PPACA defines a full-time employee as one who is employed on average at least 30 hours per week. This definition is significant for several reasons under the Act. First, only employers who employ 50 or more full-time equivalent employees are subject to the “shared responsibility” penalties that take effect in 2014. Secondly, the shared responsibility penalties are only triggered if an employer has a full-time employee who is certified to receive a premium tax credit or cost-sharing reduction due to the employer’s failure to provide affordable coverage that meets minimum value requirements. Finally, the 90-day maximum waiting period for coverage that takes effect in 2014 only applies to full-time employees.

 Since so much under PPACA turns on an employee’s “full-time” status, it is critical for employers to understand which of their employees fall under this classification. Employers do not always know whether an employee will regularly work 30 hours per week at the time of hire – particularly in the case of seasonal and variable hour employees. On August 31, 2012, the IRS issued Notice 2012-58 to clarify how these situations should be handled. In brief, an employer may use an “initial measurement period” of between 3 to 12 months to determine whether a newly hired seasonal or variable hour employee has worked an average of 30 hours per week. Upon making this determination, the new employee’s coverage status remains in effect for the duration of a “stability period.” A new employee’s initial stability period may not be more than one month longer than the initial measurement period. Under the guidance, an “ongoing employee’s” full-time status is thereafter subject to redetermination under similar measurement rules. Of course, if an employee is expected to regularly work full-time when hired, the 90-day maximum waiting period that takes effect in 2014 applies.

 Is Your Coverage “Affordable” and of “Minimum Value”?

The “shared responsibility” penalties apply to employers with over 50 employees that either do not offer health coverage or offer coverage that is either not “affordable” or does not provide “minimum value” under PPACA. Although these penalties are not scheduled to take effect until 2014, it may take some time for employers to weigh their options and plan accordingly. Coverage that costs an employee over 9.5% of his or her gross household income is not considered affordable under PPACA. One question that remains unanswered at this point is how an employer is to determine an employee’s gross household income since that amount will presumably include income from dependents as well as non-wage income.

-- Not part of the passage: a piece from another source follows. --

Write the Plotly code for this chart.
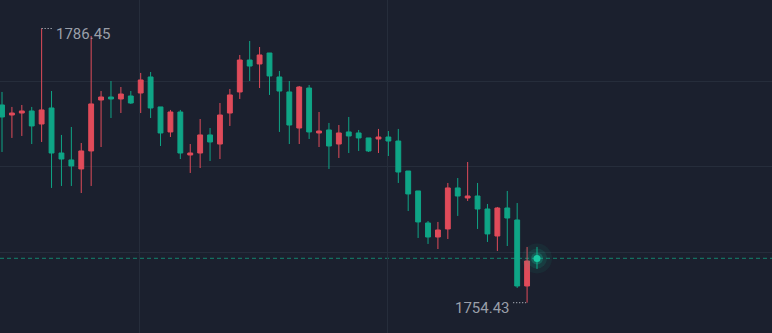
import plotly.graph_objects as go

# ---- data (price values) ----
idx = list(range(55))
open_ = [1777.52, 1776.35, 1776.58, 1776.82, 1775.30, 1777.17, 1771.91, 1771.10, 1770.05, 1772.15,
         1778.10, 1778.45, 1778.22, 1778.57, 1778.92, 1780.79, 1777.29, 1774.37, 1776.70, 1771.68,
         1771.91, 1774.02, 1772.96, 1776.58, 1779.04, 1782.77, 1782.31, 1783.59, 1780.79, 1779.04,
         1774.83, 1779.50, 1774.25, 1774.60, 1772.96, 1774.37, 1774.25, 1773.67, 1773.55, 1773.78,
         1773.31, 1769.81, 1767.48, 1763.74, 1762.10, 1763.04, 1767.83, 1766.66, 1766.89, 1765.37,
         1762.22, 1765.49, 1764.09, 1756.38, 1759.62]
high = [1779.04, 1777.29, 1777.52, 1777.29, 1786.45, 1779.15, 1774.02, 1774.95, 1773.08, 1785.58,
        1779.15, 1780.32, 1779.62, 1779.15, 1781.26, 1781.37, 1777.29, 1776.94, 1776.94, 1772.96,
        1775.88, 1774.83, 1777.75, 1779.39, 1783.36, 1784.99, 1784.29, 1783.59, 1781.49, 1780.32,
        1779.74, 1779.85, 1776.70, 1775.42, 1775.18, 1776.12, 1774.60, 1773.67, 1774.72, 1774.48,
        1774.72, 1769.81, 1767.48, 1763.97, 1763.86, 1768.41, 1768.99, 1770.86, 1768.41, 1765.96,
        1765.61, 1767.48, 1766.07, 1760.94, 1760.94]
low = [1772.03, 1773.67, 1773.90, 1772.96, 1773.20, 1767.83, 1768.06, 1768.06, 1767.24, 1768.06,
       1772.61, 1776.00, 1776.58, 1777.64, 1776.58, 1776.00, 1772.73, 1773.78, 1771.21, 1769.58,
       1770.16, 1770.98, 1771.21, 1775.07, 1778.22, 1780.32, 1779.50, 1778.69, 1774.37, 1772.96,
       1772.96, 1773.55, 1772.61, 1770.05, 1771.33, 1771.91, 1772.15, 1772.03, 1771.91, 1771.56,
       1768.41, 1765.14, 1761.99, 1761.29, 1760.70, 1761.87, 1764.56, 1766.31, 1763.04, 1761.52,
       1760.47, 1761.05, 1756.15, 1754.43, 1758.37]
close = [1776.12, 1776.58, 1776.82, 1775.07, 1776.94, 1771.91, 1771.21, 1770.40, 1772.15, 1777.64,
         1778.45, 1778.22, 1778.80, 1777.75, 1780.44, 1777.17, 1774.25, 1776.70, 1771.91, 1771.91,
         1774.02, 1773.20, 1776.35, 1778.69, 1782.77, 1782.07, 1783.36, 1780.91, 1779.15, 1775.18,
         1779.62, 1774.37, 1774.48, 1772.73, 1774.25, 1773.90, 1773.67, 1772.15, 1773.78, 1773.31,
         1769.69, 1767.13, 1763.86, 1762.10, 1762.92, 1767.83, 1766.89, 1766.89, 1765.37, 1762.46,
         1765.49, 1764.32, 1756.38, 1759.30, 1759.57]
current_price = 1759.60
grid_prices = [1760.3, 1770.3, 1780.3]
grid_times = [13.86, 38.86]

UP = "#e04b5a"      # rising candles (red)
DOWN = "#0fa586"    # falling candles (teal)
BG = "#1b202e"
GRID = "#262d3b"
TXT = "#9a9fa9"

fig = go.Figure()
fig.add_trace(go.Candlestick(
    x=idx, open=open_, high=high, low=low, close=close,
    increasing=dict(line=dict(color=UP, width=1), fillcolor=UP),
    decreasing=dict(line=dict(color=DOWN, width=1), fillcolor=DOWN),
    whiskerwidth=0, hoverinfo="skip", showlegend=False,
))

# glowing current-price dot
last_i = idx[-1]
for size, col in [(30, "rgba(20,200,160,0.07)"), (20, "rgba(20,200,160,0.12)"),
                  (12, "rgba(20,200,160,0.25)"), (7, "#19c9a3")]:
    fig.add_trace(go.Scatter(x=[last_i], y=[current_price], mode="markers",
                             marker=dict(size=size, color=col, line=dict(width=0)),
                             hoverinfo="skip", showlegend=False))

# current price dashed line
fig.add_shape(type="line", xref="paper", x0=0, x1=1, yref="y", y0=current_price, y1=current_price,
              line=dict(color="#146f60", width=1.2, dash="4px,3px"), layer="below")

# high / low markers
hi_i = max(idx, key=lambda i: high[i])
lo_i = min(idx, key=lambda i: low[i])
hi_v = high[hi_i]
lo_v = low[lo_i]
fig.add_shape(type="line", xref="x", x0=hi_i, x1=hi_i + 1.15, y0=hi_v, y1=hi_v,
              line=dict(color="#d0d4dc", width=1, dash="1px,2px"))
fig.add_shape(type="line", xref="x", x0=lo_i - 1.4, x1=lo_i - 0.1, y0=lo_v, y1=lo_v,
              line=dict(color="#d0d4dc", width=1, dash="1px,2px"))
fig.add_annotation(x=hi_i, y=hi_v, text=f"{hi_v:.2f}", showarrow=False,
                   xanchor="left", yanchor="top", xshift=12, yshift=6,
                   font=dict(family="Roboto", size=15, color=TXT))
fig.add_annotation(x=lo_i, y=lo_v, text=f"{lo_v:.2f}", showarrow=False,
                   xanchor="right", yanchor="top", xshift=-15, yshift=6,
                   font=dict(family="Roboto", size=15, color=TXT))

fig.update_layout(
    width=772, height=333,
    margin=dict(l=0, r=0, t=0, b=0),
    paper_bgcolor=BG, plot_bgcolor=BG,
    xaxis=dict(range=[-0.202, 77.72], rangeslider=dict(visible=False), showticklabels=False,
               tickvals=grid_times, showgrid=True, gridcolor=GRID, gridwidth=1,
               zeroline=False, showline=False, ticks=""),
    yaxis=dict(range=[1750.89, 1789.78], showticklabels=False, tickvals=grid_prices,
               showgrid=True, gridcolor=GRID, gridwidth=1, zeroline=False, showline=False, ticks=""),
    hovermode=False,
)

fig.write_html("out.html")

The DOL has announced that coverage costing an employee no more than 9.5% of his or her wage earnings will fall under an affordability “safe harbor.” This may lead some employers to set employee health care contributions as a percentage of their earnings rather than as a percentage of the premium cost or fixed amount.

 In order for a plan to be of “minimum value”, it must offer “minimum essential coverage” and the plan must pay at least 60% of covered expenses. The federal agencies have yet to issue comprehensive guidance on these key concepts; however, as employers consider changes to their health plans, they must keep minimum essential benefits, minimum value and affordability in mind.

 Will Your Health FSA Be Ready for 2013 Changes?

Effective for plan years beginning in 2013, health FSA plans may only reimburse up to $2500 in qualifying expenses per participating employee. Employers offering health FSA plans will have until December 31, 2014 to amend their plans to reflect this new limit. This change, in combination with PPACA’s already-effective prohibition on reimbursement for non-prescribed over-the-counter medications, will likely steer more employers away from health FSAs and toward other types of consumer-directed health plans, such as HRAs and HSAs.

 PPACA compliance has become a time-consuming responsibility for many HR and benefits professionals. Companies that are ready to tackle these five issues will be well-positioned to take on the major changes that are scheduled to take effect in 2014.